**Records supplied**
<<<<

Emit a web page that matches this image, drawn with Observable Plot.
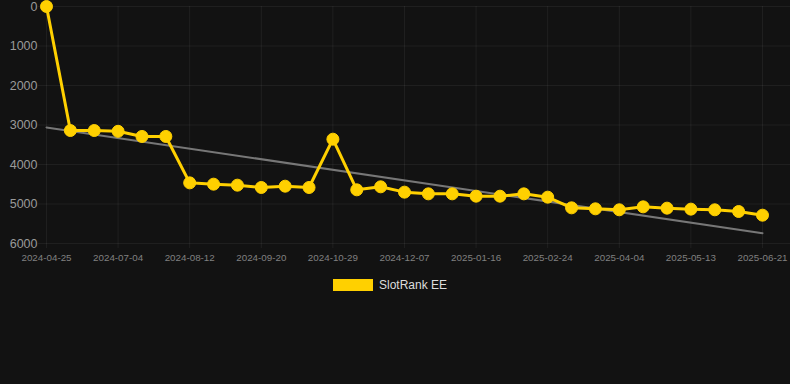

>>>>
<<<<

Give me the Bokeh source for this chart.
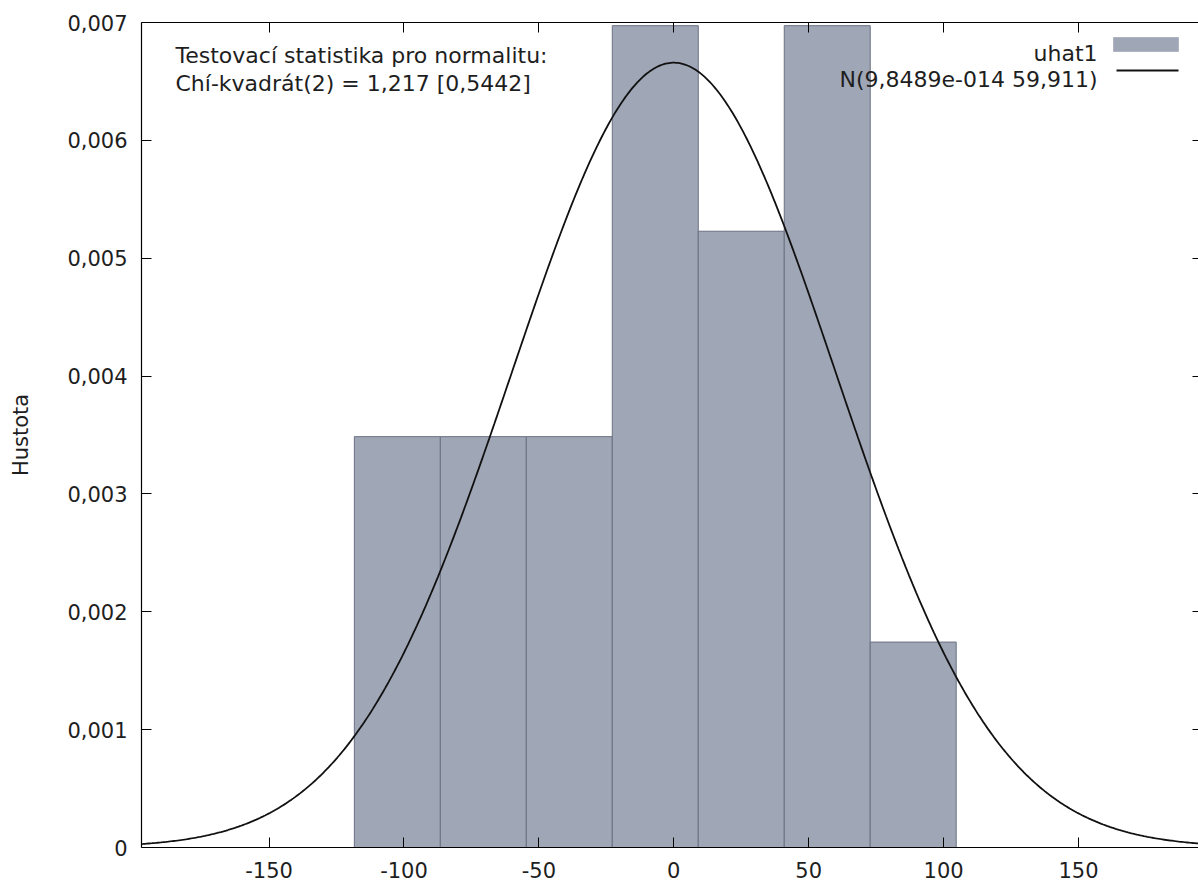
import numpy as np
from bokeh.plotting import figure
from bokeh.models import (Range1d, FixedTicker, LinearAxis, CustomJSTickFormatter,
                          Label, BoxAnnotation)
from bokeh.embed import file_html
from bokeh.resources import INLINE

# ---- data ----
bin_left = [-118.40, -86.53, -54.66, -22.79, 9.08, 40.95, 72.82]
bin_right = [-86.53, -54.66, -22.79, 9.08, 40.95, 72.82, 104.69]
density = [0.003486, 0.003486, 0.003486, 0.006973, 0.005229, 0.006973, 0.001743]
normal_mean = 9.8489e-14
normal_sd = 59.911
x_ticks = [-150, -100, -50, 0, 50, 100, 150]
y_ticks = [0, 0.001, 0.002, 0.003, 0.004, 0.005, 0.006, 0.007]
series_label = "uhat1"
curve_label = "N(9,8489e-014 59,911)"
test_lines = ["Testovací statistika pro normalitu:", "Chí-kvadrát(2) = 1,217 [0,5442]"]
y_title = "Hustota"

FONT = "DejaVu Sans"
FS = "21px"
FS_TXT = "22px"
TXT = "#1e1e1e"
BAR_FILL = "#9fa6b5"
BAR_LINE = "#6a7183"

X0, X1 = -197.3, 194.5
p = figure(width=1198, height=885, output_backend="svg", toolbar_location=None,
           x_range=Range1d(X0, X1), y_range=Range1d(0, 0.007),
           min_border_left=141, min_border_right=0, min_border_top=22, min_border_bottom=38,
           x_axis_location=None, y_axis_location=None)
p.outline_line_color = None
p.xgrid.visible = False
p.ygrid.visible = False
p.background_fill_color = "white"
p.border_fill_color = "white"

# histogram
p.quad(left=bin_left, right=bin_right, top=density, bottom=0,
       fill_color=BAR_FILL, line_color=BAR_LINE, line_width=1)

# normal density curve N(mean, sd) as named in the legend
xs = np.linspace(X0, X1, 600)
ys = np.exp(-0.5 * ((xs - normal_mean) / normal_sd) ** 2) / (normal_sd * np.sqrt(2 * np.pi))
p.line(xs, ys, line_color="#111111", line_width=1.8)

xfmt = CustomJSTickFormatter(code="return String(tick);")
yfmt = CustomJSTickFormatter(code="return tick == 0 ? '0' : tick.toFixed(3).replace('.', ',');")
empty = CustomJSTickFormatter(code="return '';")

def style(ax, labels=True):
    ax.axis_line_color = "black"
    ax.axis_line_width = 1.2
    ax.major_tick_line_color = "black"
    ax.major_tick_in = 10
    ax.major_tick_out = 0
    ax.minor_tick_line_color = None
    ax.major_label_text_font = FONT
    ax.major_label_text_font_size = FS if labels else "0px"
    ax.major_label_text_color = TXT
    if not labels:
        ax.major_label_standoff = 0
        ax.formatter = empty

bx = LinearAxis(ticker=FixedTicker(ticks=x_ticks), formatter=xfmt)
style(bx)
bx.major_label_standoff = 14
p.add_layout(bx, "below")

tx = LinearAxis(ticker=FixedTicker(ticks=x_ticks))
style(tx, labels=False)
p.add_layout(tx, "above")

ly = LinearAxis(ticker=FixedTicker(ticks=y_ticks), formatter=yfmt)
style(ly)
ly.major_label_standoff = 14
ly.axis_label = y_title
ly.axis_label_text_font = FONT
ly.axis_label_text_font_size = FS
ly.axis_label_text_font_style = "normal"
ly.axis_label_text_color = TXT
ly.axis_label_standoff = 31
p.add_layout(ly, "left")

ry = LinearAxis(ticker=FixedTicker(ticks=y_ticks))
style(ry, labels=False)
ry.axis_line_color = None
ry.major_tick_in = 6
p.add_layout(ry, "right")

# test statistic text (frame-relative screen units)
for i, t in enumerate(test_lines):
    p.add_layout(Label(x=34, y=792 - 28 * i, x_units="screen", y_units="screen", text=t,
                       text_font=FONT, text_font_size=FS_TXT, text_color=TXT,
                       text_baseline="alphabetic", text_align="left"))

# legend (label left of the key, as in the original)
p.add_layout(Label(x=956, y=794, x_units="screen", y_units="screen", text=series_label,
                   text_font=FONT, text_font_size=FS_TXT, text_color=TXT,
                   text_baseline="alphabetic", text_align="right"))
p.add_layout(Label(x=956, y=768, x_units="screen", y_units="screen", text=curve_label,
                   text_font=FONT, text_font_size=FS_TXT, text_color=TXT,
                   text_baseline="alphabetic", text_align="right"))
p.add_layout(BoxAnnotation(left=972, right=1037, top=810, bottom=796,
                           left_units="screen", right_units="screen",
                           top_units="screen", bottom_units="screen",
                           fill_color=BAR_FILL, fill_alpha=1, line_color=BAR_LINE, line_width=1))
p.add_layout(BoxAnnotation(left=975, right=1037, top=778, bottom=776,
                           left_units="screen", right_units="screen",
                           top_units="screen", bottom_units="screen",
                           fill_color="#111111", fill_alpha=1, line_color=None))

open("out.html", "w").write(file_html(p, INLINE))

>>>>

**Instruction**
What's needed is an exact copy of the lines above from the one with "Give me the Bokeh source for this chart." through the one with "from bokeh.resources import INLINE", both included; the pictures stay out.

**Full response**
Give me the Bokeh source for this chart.
import numpy as np
from bokeh.plotting import figure
from bokeh.models import (Range1d, FixedTicker, LinearAxis, CustomJSTickFormatter,
                          Label, BoxAnnotation)
from bokeh.embed import file_html
from bokeh.resources import INLINE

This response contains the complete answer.